**Material to process:**
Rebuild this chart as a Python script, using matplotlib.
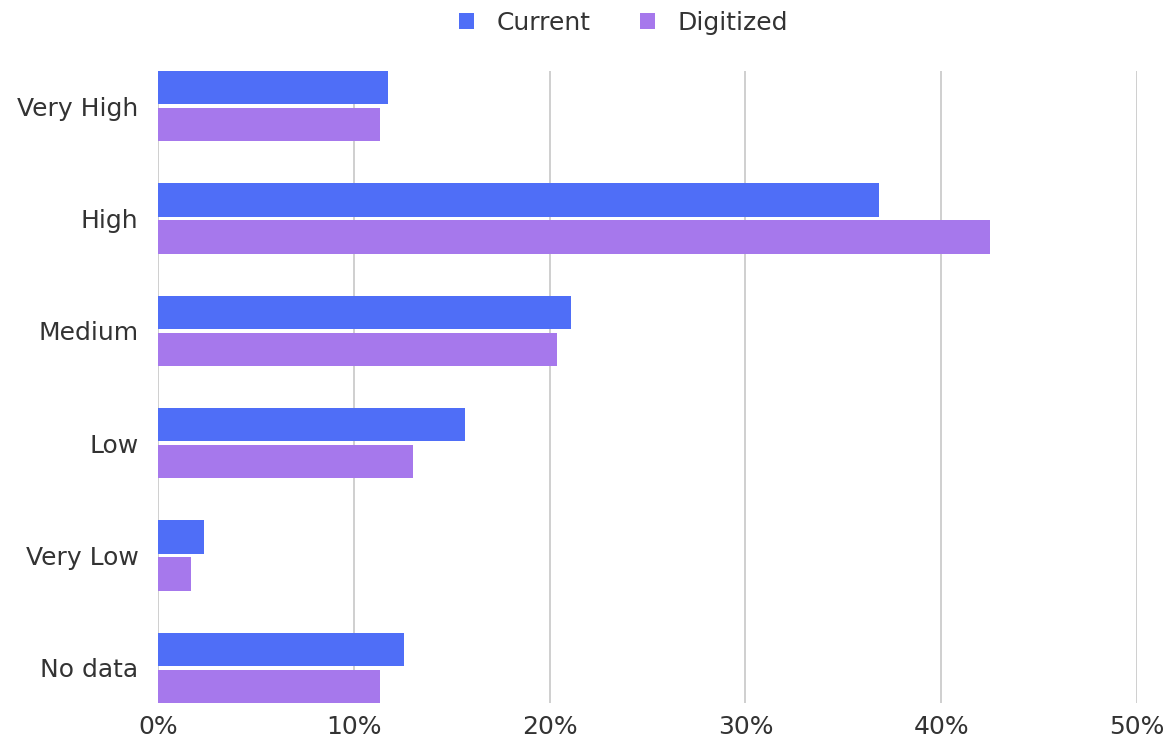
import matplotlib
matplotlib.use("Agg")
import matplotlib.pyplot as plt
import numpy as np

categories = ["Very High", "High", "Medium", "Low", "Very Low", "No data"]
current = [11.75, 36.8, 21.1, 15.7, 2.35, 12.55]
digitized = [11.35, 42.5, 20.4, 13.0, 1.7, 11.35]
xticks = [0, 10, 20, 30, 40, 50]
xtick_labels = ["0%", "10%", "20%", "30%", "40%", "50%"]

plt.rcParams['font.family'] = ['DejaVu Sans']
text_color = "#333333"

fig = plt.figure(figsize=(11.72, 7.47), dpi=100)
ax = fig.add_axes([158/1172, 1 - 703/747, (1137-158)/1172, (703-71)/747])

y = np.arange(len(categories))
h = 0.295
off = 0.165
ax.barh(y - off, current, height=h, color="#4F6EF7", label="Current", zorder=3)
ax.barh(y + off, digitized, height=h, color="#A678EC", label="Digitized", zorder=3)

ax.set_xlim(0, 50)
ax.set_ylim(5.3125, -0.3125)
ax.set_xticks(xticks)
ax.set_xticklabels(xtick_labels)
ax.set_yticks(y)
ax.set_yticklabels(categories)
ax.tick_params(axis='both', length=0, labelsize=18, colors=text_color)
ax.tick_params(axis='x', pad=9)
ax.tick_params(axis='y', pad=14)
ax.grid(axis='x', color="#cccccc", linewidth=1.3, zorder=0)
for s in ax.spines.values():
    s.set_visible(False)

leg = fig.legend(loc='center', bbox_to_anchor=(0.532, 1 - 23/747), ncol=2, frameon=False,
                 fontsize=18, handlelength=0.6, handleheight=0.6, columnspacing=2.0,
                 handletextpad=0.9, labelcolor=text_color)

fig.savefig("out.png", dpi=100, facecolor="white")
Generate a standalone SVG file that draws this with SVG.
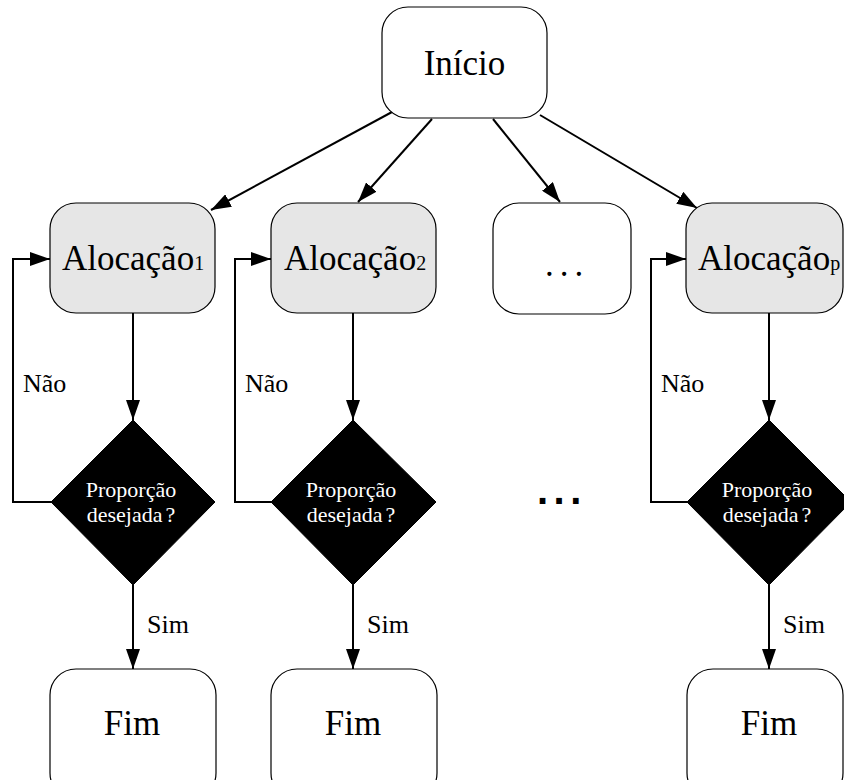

**Problem requirements:** From the material above, reproduce everything verbatim except the pictures.

**The reply:**
Rebuild this chart as a Python script, using matplotlib.
import matplotlib
matplotlib.use("Agg")
import matplotlib.pyplot as plt
import numpy as np

categories = ["Very High", "High", "Medium", "Low", "Very Low", "No data"]
current = [11.75, 36.8, 21.1, 15.7, 2.35, 12.55]
digitized = [11.35, 42.5, 20.4, 13.0, 1.7, 11.35]
xticks = [0, 10, 20, 30, 40, 50]
xtick_labels = ["0%", "10%", "20%", "30%", "40%", "50%"]

plt.rcParams['font.family'] = ['DejaVu Sans']
text_color = "#333333"

fig = plt.figure(figsize=(11.72, 7.47), dpi=100)
ax = fig.add_axes([158/1172, 1 - 703/747, (1137-158)/1172, (703-71)/747])

y = np.arange(len(categories))
h = 0.295
off = 0.165
ax.barh(y - off, current, height=h, color="#4F6EF7", label="Current", zorder=3)
ax.barh(y + off, digitized, height=h, color="#A678EC", label="Digitized", zorder=3)

ax.set_xlim(0, 50)
ax.set_ylim(5.3125, -0.3125)
ax.set_xticks(xticks)
ax.set_xticklabels(xtick_labels)
ax.set_yticks(y)
ax.set_yticklabels(categories)
ax.tick_params(axis='both', length=0, labelsize=18, colors=text_color)
ax.tick_params(axis='x', pad=9)
ax.tick_params(axis='y', pad=14)
ax.grid(axis='x', color="#cccccc", linewidth=1.3, zorder=0)
for s in ax.spines.values():
    s.set_visible(False)

leg = fig.legend(loc='center', bbox_to_anchor=(0.532, 1 - 23/747), ncol=2, frameon=False,
                 fontsize=18, handlelength=0.6, handleheight=0.6, columnspacing=2.0,
                 handletextpad=0.9, labelcolor=text_color)

fig.savefig("out.png", dpi=100, facecolor="white")
Generate a standalone SVG file that draws this with SVG.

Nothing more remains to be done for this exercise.